Les investissements privés sont aussi en augmentation en Espagne. L'an dernier, le constructeur automobile Stellantis, ainsi que CATL, une entreprise chinoise de fabrication de batteries, ont annoncé la construction d'une nouvelle usine de batteries à Saragosse. Par ailleurs, le fabricant automobile chinois Chery International a annoncé choisir Barcelone pour la construction de sa première usine de batteries en Europe.
L'arrivée de centaines de milliers d'immigrés, venus occuper des postes vacants dans le domaine de la construction, de la santé et des services, est aussi un atout pour l'économie espagnole. Depuis 2019, la main-d'œuvre étrangère a augmenté d'environ 1,2 millions de personnes, essentiellement originaires d'Amérique latine. Pour autant, il s'agit d'une main-d'œuvre peu qualifiée, avec des bas salaires, ce qui relativise l'ampleur de la croissance qu'elle apporte à l'économie du pays. Les résultats de l'économie espagnole demeurent toutefois supérieurs à ceux du Canada et du Royaume-Uni, qui ont eux aussi connu un boom migratoire semblable avant et après la pandémie, mais dont le PIB par personne a baissé sur la même période.
La forte croissance de l'Espagne ne doit pas masquer ses importantes faiblesses économiques. D'abord, son taux de chômage, qui était encore à 10,6 % au dernier trimestre 2024. Il s'agit du taux le plus élevé de l'Union européenne, quatre points au-dessus de la moyenne de la zone euro (5,9 %). Une bonne nouvelle toutefois : le chômage est au plus bas depuis la crise de 2008. L'autre défi économique de l'Espagne est l'ampleur de ses dépenses publiques, qui s'élevaient à 59 % de son PIB en 2024. Ce taux, bien que comparable avec celui de l'Italie (54 %) l'an dernier, est le plus élevé d'Europe. Le problème majeur est que la dépense publique est surtout financée par la dette, qui s'élève à 104,5 % du PIB espagnol. Avec l'épuisement des fonds européens du programme NGUE, celle-ci devrait croître dans les prochaines années. La dette régionale est un autre sujet de préoccupation pour le pays. Celle-ci s'élevait à 328,9 milliards d'euros en 2024 et représentait 22,2 % du PIB espagnol.

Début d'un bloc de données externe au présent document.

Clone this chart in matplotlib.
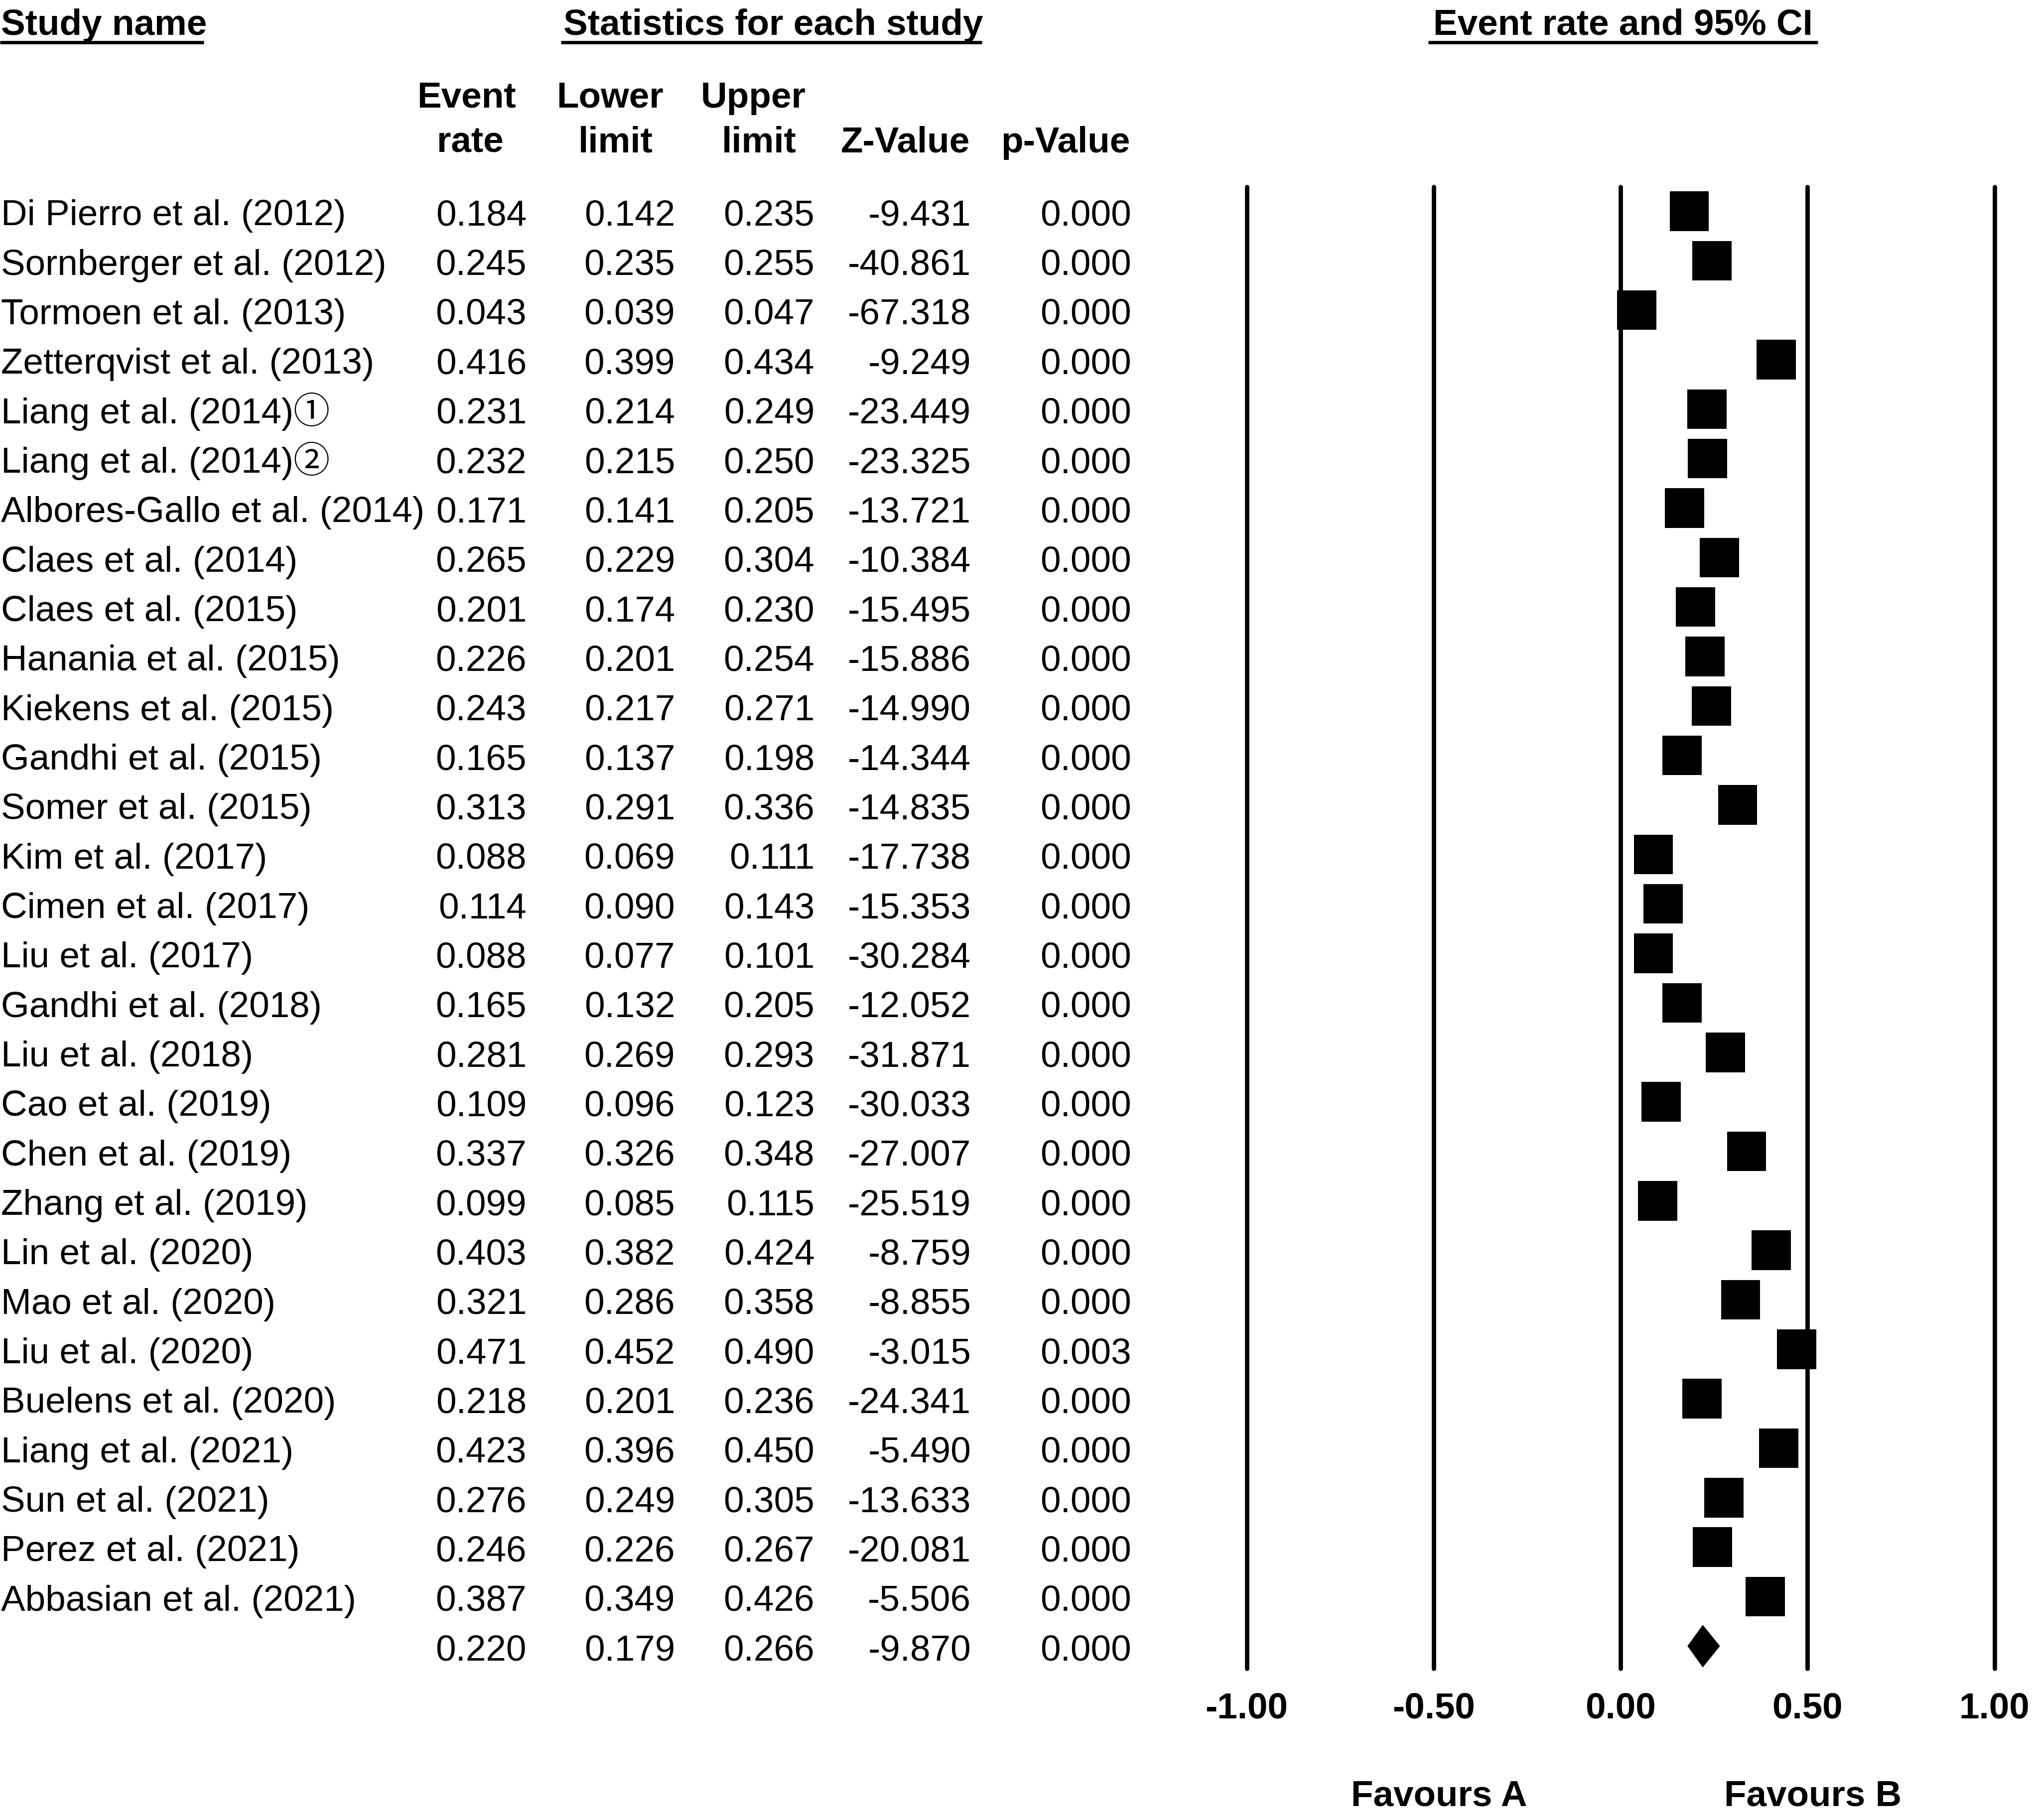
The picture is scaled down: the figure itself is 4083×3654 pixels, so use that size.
import matplotlib.pyplot as plt
from matplotlib.transforms import blended_transform_factory

studies = ['Di Pierro et al. (2012)', 'Sornberger et al. (2012)', 'Tormoen et al. (2013)',
           'Zetterqvist et al. (2013)', 'Liang et al. (2014)\u2460', 'Liang et al. (2014)\u2461',
           'Albores-Gallo et al. (2014)', 'Claes et al. (2014)', 'Claes et al. (2015)',
           'Hanania et al. (2015)', 'Kiekens et al. (2015)', 'Gandhi et al. (2015)',
           'Somer et al. (2015)', 'Kim et al. (2017)', 'Cimen et al. (2017)', 'Liu et al. (2017)',
           'Gandhi et al. (2018)', 'Liu et al. (2018)', 'Cao et al. (2019)', 'Chen et al. (2019)',
           'Zhang et al. (2019)', 'Lin et al. (2020)', 'Mao et al. (2020)', 'Liu et al. (2020)',
           'Buelens et al. (2020)', 'Liang et al. (2021)', 'Sun et al. (2021)',
           'Perez et al. (2021)', 'Abbasian et al. (2021)']
rate = [0.184, 0.245, 0.043, 0.416, 0.231, 0.232, 0.171, 0.265, 0.201, 0.226, 0.243, 0.165,
        0.313, 0.088, 0.114, 0.088, 0.165, 0.281, 0.109, 0.337, 0.099, 0.403, 0.321, 0.471,
        0.218, 0.423, 0.276, 0.246, 0.387]
lower = [0.142, 0.235, 0.039, 0.399, 0.214, 0.215, 0.141, 0.229, 0.174, 0.201, 0.217, 0.137,
         0.291, 0.069, 0.090, 0.077, 0.132, 0.269, 0.096, 0.326, 0.085, 0.382, 0.286, 0.452,
         0.201, 0.396, 0.249, 0.226, 0.349]
upper = [0.235, 0.255, 0.047, 0.434, 0.249, 0.250, 0.205, 0.304, 0.230, 0.254, 0.271, 0.198,
         0.336, 0.111, 0.143, 0.101, 0.205, 0.293, 0.123, 0.348, 0.115, 0.424, 0.358, 0.490,
         0.236, 0.450, 0.305, 0.267, 0.426]
zval = [-9.431, -40.861, -67.318, -9.249, -23.449, -23.325, -13.721, -10.384, -15.495,
        -15.886, -14.990, -14.344, -14.835, -17.738, -15.353, -30.284, -12.052, -31.871,
        -30.033, -27.007, -25.519, -8.759, -8.855, -3.015, -24.341, -5.490, -13.633,
        -20.081, -5.506]
pval = [0.000] * 23 + [0.003] + [0.000] * 5

pooled = {'rate': 0.220, 'lower': 0.179, 'upper': 0.266, 'z': -9.870, 'p': 0.000}

ticks = [-1.00, -0.50, 0.00, 0.50, 1.00]

W, H = 4083, 3654
fs = 17.5
fam = ['Liberation Sans', 'Noto Sans CJK JP', 'DejaVu Sans']
plt.rcParams['font.family'] = fam

fig = plt.figure(figsize=(W / 300, H / 300), dpi=300)
ax = fig.add_axes([0, 0, 1, 1])
ax.axis('off')

# pixel layout of the original: 0 at x=3253, 750.5 px per unit; row 0 at y=424, 99.34 px per row
x0, xu = 3253, 750.5
y0, yu = 424, 99.34
ax.set_xlim(-x0 / xu, (W - x0) / xu)
ax.set_ylim((H - y0) / yu, -y0 / yu)

tr = blended_transform_factory(ax.transAxes, ax.transData)
n = len(studies)

# table text
cols_right = [1057, 1355, 1635, 1949, 2271]
for i in range(n):
    yb = i + 0.285
    ax.text(2 / W, yb, studies[i], transform=tr, fontsize=fs, va='baseline', ha='left')
    vals = ['%.3f' % rate[i], '%.3f' % lower[i], '%.3f' % upper[i], '%.3f' % zval[i], '%.3f' % pval[i]]
    for xr, v in zip(cols_right, vals):
        ax.text(xr / W, yb, v, transform=tr, fontsize=fs, va='baseline', ha='right')

vals = ['%.3f' % pooled['rate'], '%.3f' % pooled['lower'], '%.3f' % pooled['upper'],
        '%.3f' % pooled['z'], '%.3f' % pooled['p']]
for xr, v in zip(cols_right, vals):
    ax.text(xr / W, n + 0.285, v, transform=tr, fontsize=fs, va='baseline', ha='right')

# headers
hy = (70 - y0) / yu
ax.text(2 / W, hy, 'Study name', transform=tr, fontsize=fs, fontweight='bold', va='baseline')
ax.text(1552 / W, hy, 'Statistics for each study', transform=tr, fontsize=fs,
        fontweight='bold', va='baseline', ha='center')
ax.text(3258 / W, hy, 'Event rate and 95% CI', transform=tr, fontsize=fs,
        fontweight='bold', va='baseline', ha='center')
uy = (85 - y0) / yu
for a, b in [(0, 409), (1126, 1971), (2867, 3649)]:
    ax.plot([a / W, b / W], [uy, uy], transform=tr, color='black', lw=1.6, solid_capstyle='butt')

l1 = (216 - y0) / yu
l2 = (306 - y0) / yu
for xc, t in [(936, 'Event'), (1224, 'Lower'), (1512, 'Upper')]:
    ax.text(xc / W, l1, t, transform=tr, fontsize=fs, fontweight='bold', va='baseline', ha='center')
for xc, t in [(944, 'rate'), (1236, 'limit'), (1524, 'limit'), (1818, 'Z-Value'), (2139, 'p-Value')]:
    ax.text(xc / W, l2, t, transform=tr, fontsize=fs, fontweight='bold', va='baseline', ha='center')

# forest plot
ax.vlines(ticks, -0.49, n + 0.45, color='black', lw=2.1, capstyle='round')
ax.barh(range(n), [0.105] * n, left=[r - 0.0525 for r in rate], height=0.8, color='black')
ax.fill([pooled['lower'], pooled['rate'], pooled['upper'], pooled['rate']],
        [n, n - 0.43, n, n + 0.43], color='black', lw=0)

for t in ticks:
    ax.text(t, 30.46, '%.2f' % t, fontsize=fs, fontweight='bold', ha='center', va='baseline')
ax.text(-0.485, 32.23, 'Favours A', fontsize=fs, fontweight='bold', ha='center', va='baseline')
ax.text(0.515, 32.23, 'Favours B', fontsize=fs, fontweight='bold', ha='center', va='baseline')

fig.savefig('out.png', dpi=300, facecolor='white')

L'image d'un pays en croissance est très positive pour le Premier ministre socialiste Pedro Sanchez, dont la cote de popularité est la plus élevée en Espagne aujourd'hui : 43 % des Espagnols disent le préférer comme Premier ministre et le placent ainsi devant ses concurrents du Parti populaire, de centre-droit, le PP. La popularité du parti socialiste espagnol, PSOE, demeure en revanche contestée. Selon le dernier sondage de Europe Elects, le PSOE serait sérieusement devancé par le PP, qui bénéficie du soutien de 34 % de la population, contre 28 % pour le parti de Pedro Sanchez. Le parti conservateur Vox arrive troisième et enregistre 14 % des voix, son plus haut score depuis sa fondation.
Il reste désormais deux ans à Pedro Sánchez pour prouver qu'il est capable de relever l'économie de son pays durablement. La stabilité de sa coalition avec le parti de gauche Sumar sera un facteur déterminant pour sa future popularité.